The Sauk has three distinct sections that are of interest to fly anglers. From the logging town of Darrington down to the mouth of its major tributary, the Suiattle, the river is smaller and more difficult to fish due to limited public access. This section is best fished using a boat for access.   From the Suiattle down to the local spot known as "The Native Hole" the river widens a bit, takes on more water from the Suiattle and has numerous sections which are choked with large boulders and faster water. This section is easily accessed from the highway bordering the river.   In the lower Sauk below "The Native Hole" the valley widens and the streambed becomes much more meandering.
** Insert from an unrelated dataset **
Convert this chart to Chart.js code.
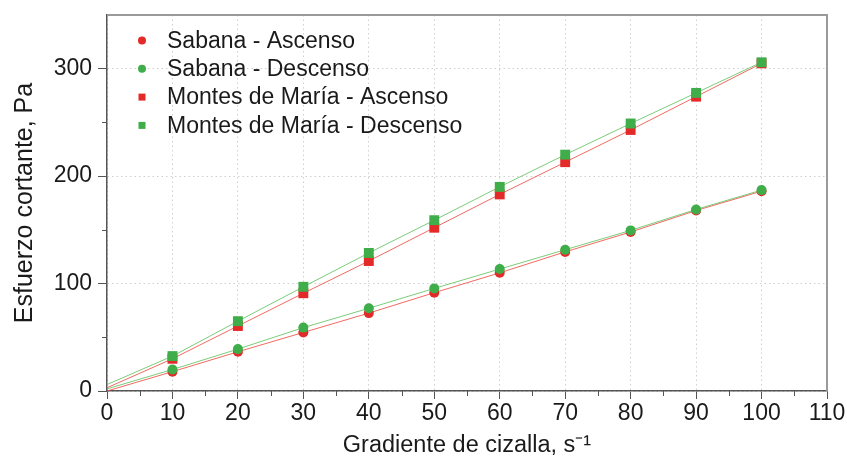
<!DOCTYPE html>
<html>
<head>
<meta charset="utf-8">
<script src="https://cdn.jsdelivr.net/npm/chart.js@4/dist/chart.umd.min.js"></script>
<style>
  html, body { margin: 0; padding: 0; background: #fff; }
  #wrap { width: 847px; height: 461px; }
</style>
</head>
<body>
<div id="wrap"><canvas id="c"></canvas></div>
<script>
// Shear rate (s^-1) and measured shear stress (Pa)
const gradiente = [0, 10, 20, 30, 40, 50, 60, 70, 80, 90, 100];
const sabanaAscenso   = [0, 18, 36.5, 54.5, 72.5, 91.5, 110, 129.5, 148, 168, 186];
const sabanaDescenso  = [2, 20, 39, 59, 77, 95.5, 113.5, 131.5, 149.5, 169, 187];
const montesAscenso   = [3, 30, 60.5, 91, 121, 152, 183, 213, 243, 274, 305];
const montesDescenso  = [6, 32.5, 65, 97, 128.5, 159, 190, 220, 249, 277.5, 306];

const xTicks = [0, 10, 20, 30, 40, 50, 60, 70, 80, 90, 100, 110];
const yTicks = [0, 100, 200, 300];

const FONT = '"Liberation Sans", Arial, Helvetica, sans-serif';
const TEXT = '#1a1a1a';
const AXIS = '#555';
const RED = '#e42a28';
const GREEN = '#3fae4a';
const RED_LINE = 'rgba(238,80,70,0.85)';
const GREEN_LINE = 'rgba(100,195,100,0.85)';

const pts = (ys) => gradiente.map((x, i) => ({ x, y: ys[i] }));
// the origin point only anchors the line, it carries no marker
const markerRadius = (r) => (ctx) => ctx.dataIndex === 0 ? 0 : r;

function series(label, ys, style, color, lineColor, order) {
  return {
    label, data: pts(ys), pointStyle: style,
    pointRadius: markerRadius(style === 'rect' ? 7 : 5),
    pointHoverRadius: markerRadius(style === 'rect' ? 7 : 5),
    pointBackgroundColor: color, pointBorderColor: color, pointBorderWidth: 0,
    borderColor: lineColor, borderWidth: 1, showLine: true, tension: 0,
    order
  };
}

// Top/right frame and minor ticks around the plot area
const framePlugin = {
  id: 'frame',
  afterDraw(chart) {
    const { ctx, chartArea: a, scales: { x, y } } = chart;
    ctx.save();
    ctx.strokeStyle = '#9a9a9a';
    ctx.lineWidth = 2;
    ctx.beginPath();
    ctx.moveTo(a.left, a.top);
    ctx.lineTo(a.right, a.top);
    ctx.lineTo(a.right, a.bottom);
    ctx.stroke();

    ctx.strokeStyle = AXIS;
    ctx.lineWidth = 1;
    ctx.beginPath();
    for (let i = 0; i < xTicks.length - 1; i++) {
      const px = Math.round(x.getPixelForValue((xTicks[i] + xTicks[i + 1]) / 2)) + 0.5;
      ctx.moveTo(px, a.bottom);
      ctx.lineTo(px, a.bottom + 5);
    }
    for (let i = 0; i < yTicks.length; i++) {
      const next = i + 1 < yTicks.length ? yTicks[i + 1] : y.max + (y.max - yTicks[i]);
      const v = (yTicks[i] + next) / 2;
      if (v >= y.max) continue;
      const py = Math.round(y.getPixelForValue(v)) + 0.5;
      ctx.moveTo(a.left, py);
      ctx.lineTo(a.left - 5, py);
    }
    ctx.stroke();
    ctx.restore();
  }
};

// Legend drawn inside the plot, top-left
const insideLegend = {
  id: 'insideLegend',
  afterDraw(chart) {
    const { ctx, chartArea: a } = chart;
    ctx.save();
    ctx.font = '23px ' + FONT;
    ctx.textBaseline = 'middle';
    ctx.textAlign = 'left';
    chart.data.datasets.forEach((ds, i) => {
      const cy = a.top + 25.5 + i * 28.3;
      const cx = a.left + 35;
      ctx.fillStyle = ds.pointBackgroundColor;
      if (ds.pointStyle === 'rect') {
        ctx.fillRect(cx - 3.5, cy - 3.5, 7, 7);
      } else {
        ctx.beginPath();
        ctx.arc(cx, cy, 4, 0, Math.PI * 2);
        ctx.fill();
      }
      ctx.fillStyle = TEXT;
      ctx.fillText(ds.label, a.left + 60, cy + 1);
    });
    ctx.restore();
  }
};

new Chart(document.getElementById('c'), {
  type: 'scatter',
  data: {
    datasets: [
      series('Sabana - Ascenso', sabanaAscenso, 'circle', RED, RED_LINE, 3),
      series('Sabana - Descenso', sabanaDescenso, 'circle', GREEN, GREEN_LINE, 1),
      series('Montes de María - Ascenso', montesAscenso, 'rect', RED, RED_LINE, 2),
      series('Montes de María - Descenso', montesDescenso, 'rect', GREEN, GREEN_LINE, 0)
    ]
  },
  options: {
    responsive: true,
    maintainAspectRatio: false,
    animation: false,
    devicePixelRatio: 1,
    layout: { padding: { top: 15, right: 20, left: 0, bottom: 0 } },
    plugins: { legend: { display: false }, tooltip: { enabled: false } },
    scales: {
      x: {
        type: 'linear', min: 0, max: 110,
        afterBuildTicks: (s) => { s.ticks = xTicks.map(v => ({ value: v })); },
        afterFit: (s) => { s.height = 70; },
        ticks: { color: TEXT, font: { family: FONT, size: 23 }, padding: 1, maxRotation: 0 },
        grid: { color: '#cfcfcf', lineWidth: 1, tickLength: 8, tickColor: AXIS, tickWidth: 1 },
        border: { color: AXIS, width: 1.5, dash: [1.5, 3] },
        title: { display: true, text: 'Gradiente de cizalla, s⁻¹', color: TEXT,
                 font: { family: FONT, size: 23.5 }, padding: { top: 0, bottom: 1 } }
      },
      y: {
        type: 'linear', min: 0, max: 350,
        afterBuildTicks: (s) => { s.ticks = yTicks.map(v => ({ value: v })); },
        afterFit: (s) => { s.width = 107; s.paddingTop = 0; s.paddingBottom = 0; },
        ticks: { color: TEXT, font: { family: FONT, size: 23 }, padding: 6 },
        grid: { color: '#cfcfcf', lineWidth: 1, tickLength: 9, tickColor: AXIS, tickWidth: 1 },
        border: { color: AXIS, width: 1.5, dash: [1.5, 3] },
        title: { display: true, text: 'Esfuerzo cortante, Pa', color: TEXT,
                 font: { family: FONT, size: 25 }, padding: { top: 10, bottom: 0 } }
      }
    }
  },
  plugins: [framePlugin, insideLegend]
});
</script>
</body>
</html>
Smaller rocks and sand have filled in this section quite a bit and each year this section changes with every high water that occurs. Most of the water here is best accessed from a boat. The whole river is very tempermental for fishing as rain in the mountains can color the water easily due to sediment runoff.

The Sauk opens on June 1 st and is not much of a river to fish due to heavily silted water from glacier runoff. The Sauk becomes fishable again later in the fall when cooler temperatures freeze the glacier and winter storms are still a few weeks away. The Sauk gets a few silver salmon and chum salmon each year, but most anglers target the dolly varden char that inhabit the river feeding on the bounty that comes in the form of salmon eggs and flesh. A small hatchery winter steelhead run spices up an angler's dolly fishing, but the real prizes of the Sauk are the late running native winter steelhead which easily average 10 to 12 pounds. Larger fish are hooked each year and every one is thick shouldered and strong. These fish run the river right up until the river closes on April 30th. The river is closed during May to protect native spawners.